New Trends in Thin Structures: Formulation, Optimization and Coupled Problems
October 6, 2008 — October 10, 2008
Coordinators:
- Peter Wriggers (Inst. f. Kontinuumsmechanik, Hannover, Germany)
- Paulo Pimenta de Mattos (University of Sao Paulo, Cidade Univ. São Paulo, Brazil)
The application area of thin structures covers a wide range in all parts of engineering. Hence considerable effort has been devoted over the last years to enhance mathematical models, methods and algorithms for nonlinear structural behaviour. The main focus of this course is to convey modern techniques applied within the range of computational mechanics of beams, plates and shells.
The topics of interest are wide ranging, and include the following computational aspects of (1) Nonlinear theory of shells and beams including dynamics (2) Advanced discretization methods for thin shells and membranes (3) Shear-deformable Shell Finite Elements for SMA composite devices (4) Optimization and design of shells and membranes (5) Fluid-Structure Interaction with thin-walled structures (6) Contact mechanics with application to thin structures and (7) Edge effects in laminated shells. The lectures will cover the background the fully nonlinear formulation of beams and shells and the associated finite element discretization of beams, thin shell and membrane structures undergoing large deformations.The focus will include new robust discretization techniques for shear-rigid shell models. In particular, the use of smooth shape functions for discretizing the curvature dependent thin-shell energy functional will be examined. Basic concepts pertaining to differential geometry of surfaces, spline interpolation, subdivision surfaces, and derivation of shell balance equations in weak form will be introduced as necessary.
Another topic covered is the design of membranes including follower loads as well as ideas regarding manufacturing of membranes including pre-cutting and blanking. Formoptimization of thin shells regarding maximum stiffness and optimization of creases is investigated. In this line of topics also numerical methods are discussed including stabilization methods for inverse problems with modifaction of geometry. Furhermore efficient and fast algorithms for sensitivity analysis are discussed.

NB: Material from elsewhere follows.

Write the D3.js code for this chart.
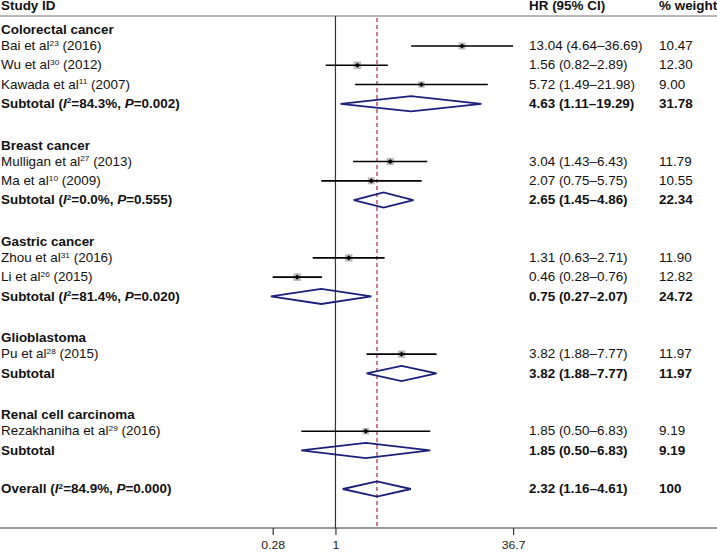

Shape memory alloys are nowadays well known and widely adopted as active components for innovative actuators. Related to these developments possible modelling of thin structures made of SMA or SMA-based smart hybrid composites are discussed. This includes also the general discussion of laminated structures and three-dimensional analysis of edge effects.
Contact takes often place when shell or beam structures interact with each other. This can occur on structural level, like in car-crash analysis but also within the investigation of composite materials where fibers interact in laminates with the matrix material or woven fabrics are in contact state. For these problems contact formulations are discussed and formulated up to discretization techniques and algorithms using finite element techniques.
In many advanced application scenarios structures interact with the surrounding or enclosed fluid (liquid or gas). Especially for thin-walled structures such interaction effects are often essential for the overall structural behavior and have to be taken into account. On the other hand thin-walled structures pose a number of challenges to coupled modeling and simulation approaches. Within these lectures those challenges are discussed along with appropriate solution approaches. In details methods for Fluid-structure interaction are discussed like interface tracking and interface capturing schemes; interface treatment and transfer of quantities; this includes important issues coming along with large deformations like the geometric conservation law, computational mesh dynamics and distorting elements.
All lectures will be of theoretical and applied nature, suitable for graduate students of applied mathematics, mechanics, engineering and physics with interest in computer simulation of thin structures and their wide rang of applications.